30 June 2021

Applied Network Science: “Urban spatial order: street network orientation, configuration, and entropy”

Figures 4 and 5 put Chicago’s low entropy and Charlotte’s high entropy in perspective. Of these 100 cities, Chicago exhibits the closest approximation of a single perfect grid with the majority of its streets falling into just four bins centered on 0°, 90°, 180°, and 270°. Its φ = 0.90, suggesting it is 90% of the way between perfect disorder and a single perfect grid, somewhat remarkable for such a large city. Most American cities’ polar histograms similarly tend to cluster in at least a rough, approximate way. Charlotte, Rome, and São Paulo, meanwhile, have nearly uniform distributions of street orientations around the compass. Rather than one or two primary orthogonal grids organizing city circulation, their streets run more evenly in every direction.

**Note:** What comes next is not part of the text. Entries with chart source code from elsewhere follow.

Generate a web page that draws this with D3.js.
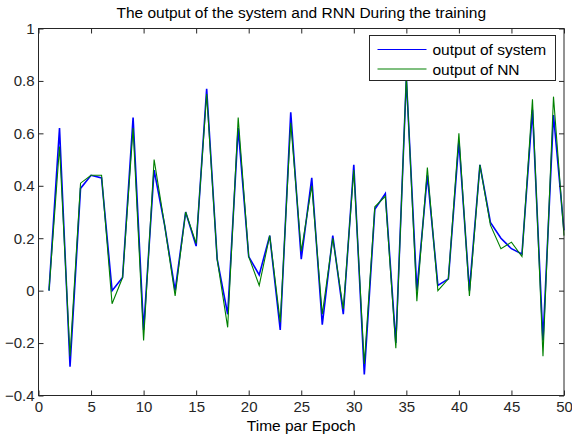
<!DOCTYPE html>
<html>
    <head>
        <meta charset="utf-8">
        <title>RNN training output</title>
        <style>
            html, body {
                margin: 0px;
                padding: 0px;
                background-color: #ffffff;
                font-family: "Liberation Sans", Arial, sans-serif;
            }

            #main svg {
                display: block;
            }

            .axis text {
                fill: #262626;
                font-size: 15px;
                font-family: "Liberation Sans", Arial, sans-serif;
            }

            .axis line {
                stroke: #262626;
            }

            .axis .domain {
                stroke: none;
            }
        </style>
        <script src="https://cdn.jsdelivr.net/npm/d3@7"></script>
    </head>
    <body>
        <div id="main"></div>

        <script>
            var epochs = [1, 2, 3, 4, 5, 6, 7, 8, 9, 10,
                          11, 12, 13, 14, 15, 16, 17, 18, 19, 20,
                          21, 22, 23, 24, 25, 26, 27, 28, 29, 30,
                          31, 32, 33, 34, 35, 36, 37, 38, 39, 40,
                          41, 42, 43, 44, 45, 46, 47, 48, 49, 50];

            var systemOut = [0, 0.62, -0.29, 0.39, 0.44, 0.43, 0.0, 0.05, 0.66, -0.15,
                             0.46, 0.25, 0.0, 0.30, 0.17, 0.77, 0.12, -0.09, 0.62, 0.13,
                             0.06, 0.21, -0.15, 0.68, 0.12, 0.43, -0.13, 0.21, -0.09, 0.48,
                             -0.32, 0.31, 0.37, -0.20, 0.81, 0.0, 0.44, 0.02, 0.045, 0.57,
                             0.0, 0.48, 0.26, 0.20, 0.16, 0.14, 0.69, -0.19, 0.67, 0.23];

            var nnOut = [0, 0.55, -0.25, 0.41, 0.44, 0.44, -0.05, 0.05, 0.62, -0.19,
                         0.50, 0.25, -0.02, 0.30, 0.18, 0.75, 0.12, -0.14, 0.66, 0.13,
                         0.02, 0.21, -0.12, 0.64, 0.15, 0.40, -0.09, 0.20, -0.07, 0.46,
                         -0.28, 0.32, 0.36, -0.22, 0.82, -0.04, 0.47, 0.0, 0.045, 0.60,
                         -0.02, 0.48, 0.25, 0.16, 0.185, 0.13, 0.73, -0.25, 0.74, 0.21];

            var xTicks = [0, 5, 10, 15, 20, 25, 30, 35, 40, 45, 50];
            var yTicks = [-0.4, -0.2, 0, 0.2, 0.4, 0.6, 0.8, 1];

            var seriesNames = ["output of system", "output of NN"];
            var seriesColors = ["#0000ff", "#008000"];

            var title = "The output of the system and RNN During the training";
            var xLabel = "Time par Epoch";

            var width = 572;
            var height = 436;
            var plotLeft = 38.5, plotRight = 564, plotTop = 28.5, plotBottom = 395.5;
            var fontSize = "15.5px";

            function main() {
                var svg = d3.select("#main")
                            .append("svg")
                            .attr("width", width)
                            .attr("height", height);

                var x = d3.scaleLinear().domain([0, 50]).range([plotLeft, plotRight]);
                var y = d3.scaleLinear().domain([-0.4, 1]).range([plotBottom, plotTop]);

                var line = d3.line()
                    .x(function(d) { return x(d.t); })
                    .y(function(d) { return y(d.v); });

                var series = [systemOut, nnOut].map(function(vals) {
                    return vals.map(function(v, i) { return {t: epochs[i], v: v}; });
                });

                // blue a bit wider so it peeks out from under the green one
                var widths = [1.6, 1.1];
                series.forEach(function(s, i) {
                    svg.append("path")
                        .datum(s)
                        .attr("fill", "none")
                        .attr("stroke", seriesColors[i])
                        .attr("stroke-width", widths[i])
                        .attr("d", line);
                });

                // axes, matlab style: ticks inward on all four sides
                svg.append("g")
                    .attr("class", "axis")
                    .attr("transform", "translate(0," + plotBottom + ")")
                    .call(d3.axisBottom(x).tickValues(xTicks).tickSizeInner(-5).tickSizeOuter(0).tickPadding(6));

                svg.append("g")
                    .attr("class", "axis")
                    .attr("transform", "translate(" + plotLeft + ",0)")
                    .call(d3.axisLeft(y).tickValues(yTicks).tickSizeInner(-5).tickSizeOuter(0).tickPadding(4)
                        .tickFormat(function(d) { return d3.format("")(+d.toFixed(1)); }));

                svg.append("g")
                    .attr("class", "axis")
                    .attr("transform", "translate(0," + plotTop + ")")
                    .call(d3.axisTop(x).tickValues(xTicks).tickSizeInner(-5).tickSizeOuter(0).tickFormat(""));

                svg.append("g")
                    .attr("class", "axis")
                    .attr("transform", "translate(" + plotRight + ",0)")
                    .call(d3.axisRight(y).tickValues(yTicks).tickSizeInner(-5).tickSizeOuter(0).tickFormat(""));

                svg.append("rect")
                    .attr("x", plotLeft)
                    .attr("y", plotTop)
                    .attr("width", plotRight - plotLeft)
                    .attr("height", plotBottom - plotTop)
                    .attr("fill", "none")
                    .attr("stroke", "#262626")
                    .attr("stroke-width", 1);

                // legend
                var lg = svg.append("g").attr("transform", "translate(369.5,35.5)");
                lg.append("rect")
                    .attr("width", 186)
                    .attr("height", 45)
                    .attr("fill", "#ffffff")
                    .attr("stroke", "#262626");

                seriesNames.forEach(function(name, i) {
                    var yy = 14 + i * 19.5;
                    lg.append("line")
                        .attr("x1", 8).attr("x2", 57)
                        .attr("y1", yy).attr("y2", yy)
                        .attr("stroke", seriesColors[i])
                        .attr("stroke-width", 1.1);
                    lg.append("text")
                        .attr("x", 63)
                        .attr("y", yy + 5.5)
                        .attr("font-size", fontSize)
                        .attr("fill", "#000000")
                        .text(name);
                });

                svg.append("text")
                    .attr("x", (plotLeft + plotRight) / 2)
                    .attr("y", 18)
                    .attr("text-anchor", "middle")
                    .attr("font-size", fontSize)
                    .attr("fill", "#000000")
                    .text(title);

                svg.append("text")
                    .attr("x", (plotLeft + plotRight) / 2)
                    .attr("y", 430.5)
                    .attr("text-anchor", "middle")
                    .attr("font-size", fontSize)
                    .attr("fill", "#000000")
                    .text(xLabel);
            }

            main();
        </script>
    </body>
</html>
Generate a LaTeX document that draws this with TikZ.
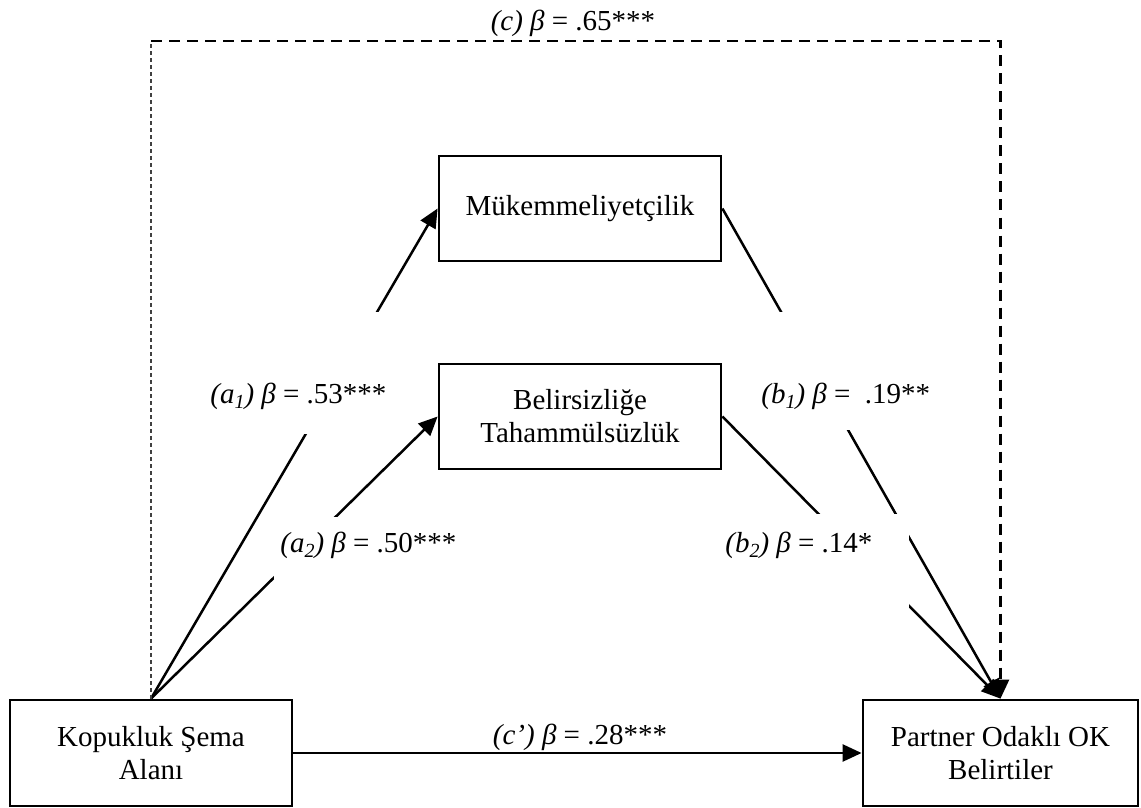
\documentclass[tikz,border=0pt]{standalone}
\usepackage{fontspec}
\setmainfont{Liberation Serif}
\usetikzlibrary{arrows.meta,calc}
\newcommand\diafont{\fontsize{14.5}{16.5}\selectfont}
\newcommand\lowsub[1]{\raisebox{-2.6pt}{\fontsize{10}{11}\selectfont #1}}
\begin{document}
\begin{tikzpicture}[x=0.5pt,y=-0.5pt,
  box/.style={draw,line width=1.4pt,minimum width=141pt,align=center,font=\diafont,inner sep=0pt},
  conn/.style={line width=1.25pt,-{Triangle[length=9.5pt,width=8.5pt]}},
  lab/.style={font=\diafont,fill=white,inner xsep=3pt,inner ysep=0pt,anchor=base west},
  plainlab/.style={font=\diafont,inner sep=0pt,anchor=base},
  thindash/.style={line width=0.6pt,draw=black!75,dash pattern=on 2pt off 1.5pt},
  thickdash/.style={line width=1.3pt,dash pattern=on 5.5pt off 3.5pt,-{Triangle[length=9.5pt,width=8.5pt]}},
 ]
\useasboundingbox (0,0) rectangle (1141,808);

\node[box,minimum height=53pt] (kop) at (151,753) {Kopukluk Şema\\Alanı};
\node[box,minimum width=137.5pt,minimum height=53pt] (par) at (1000.5,753) {Partner Odaklı OK\\Belirtiler};
\node[box,minimum height=52.5pt] (muk) at (580,208.5) {Mükemmeliyetçilik};
\node[box,minimum height=52.5pt] (bel) at (580,416.5) {Belirsizliğe\\Tahammülsüzlük};

% first paths
\draw[conn] (kop.north) -- (muk.west);
\draw[conn] (muk.east) -- (par.north);
\node[lab,text height=45.5pt,text depth=15.5pt] (la1) at (204,403)
  {\textit{(a\lowsub{1}) β} = .53***};
\node[lab,text height=45.5pt,text depth=13.5pt] (lb1) at (755,403)
  {\textit{(b\lowsub{1}) β} =\ \ .19**};

% second paths
\draw[conn] (kop.north) -- (bel.west);
\draw[conn] (bel.east) -- (par.north);
\node[lab,text height=17.5pt,text depth=31.5pt] (la2) at (274,552)
  {\textit{(a\lowsub{2}) β} = .50***};
\node[lab,text height=19pt,text depth=32.5pt] (lb2) at (719,552)
  {\textit{(b\lowsub{2}) β} = .14*\hspace*{15pt}};

% direct effect
\draw[conn] (kop.east) -- (par.west);
\node[plainlab] (lcp) at (580,744) {\textit{(c’) β} = .28***};

% total effect
\coordinate (tl) at (151,41);
\coordinate (tr) at (par.north |- tl);
\draw[thindash] (kop.north) -- (tl);
\draw[thickdash] (tl) -- (tr) -- (par.north);
\node[plainlab] (lc) at (573,31) {\textit{(c) β} = .65***};
\end{tikzpicture}
\end{document}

Most of the North American cities lie near each other in three adjacent clusters (red, orange, and blue), which contain grid-like—and almost exclusively North American—cities. The orange cluster represents relatively dense, gridded cities like Chicago, Portland, Vancouver, and Manhattan. The blue cluster contains less-perfectly gridded US cities, typified by San Francisco and Washington (plus, interestingly, Buenos Aires). The red cluster represents sprawling but relatively low-entropy cities like Los Angeles, Phoenix, and Las Vegas. Sprawling, high-entropy Charlotte is in a separate cluster (alongside Honolulu) dominated by cities that developed at least in part under the auspices of twentieth century communism, including Moscow, Kiev, Warsaw, Prague, Berlin, Kabul, Pyongyang, and Ulaanbaatar. Beijing and Shanghai are alone in their own cluster, more dissimilar from the other study sites. The dark gray cluster comprises the three cities with the most circuitous networks: Caracas, Hong Kong, and Sarajevo. While the US cities tend to group together in the red, orange, and blue clusters, the other world regions’ cities tend to distribute more evenly across the green, purple, and light gray clusters.

Geoff Boeing

Interesting study into the structure of street networks in cities across the globe. The conclusions are roughly in line with previous expectations: North-American cities generally have neatly ordered, grid-like street orientations, owing to their relatively short history and highly centralized planning, while the rest of the world is much more varied, combining different cultures and historical periods into their current street layout. Cool graphics aside, this aspect should be high on the list of priorities for the people designing self-driving cars: an AI system trained on the highly regular grid of US cities will likely have a tough time navigating Singapore, Rome, or São Paulo.

Street networks and corresponding polar histograms for Manhattan and Boston
Fig. 3: Street networks and corresponding polar histograms for Manhattan and Boston. On the left, Manhattan’s 29° angled grid originates from the New York Commissioners’ Plan of 1811, which laid out its iconic 800-ft × 200-ft blocks. Broadway weaves diagonally across it, revealing the path dependence of the old Wickquasgeck Trail’s vestiges, by which Native Americans traversed the island long before the first Dutch colonists arrived. On the right, Boston features a grid in some neighborhoods like the Back Bay and South Boston, but they tend to not align with one another, resulting in the polar histogram’s jumble of competing orientations. Furthermore, the grids are not ubiquitous and Boston’s other streets wind in various directions, resulting from its age (old by American standards), terrain (relatively hilly), and historical annexation of various independent towns with their own pre-existing street networks.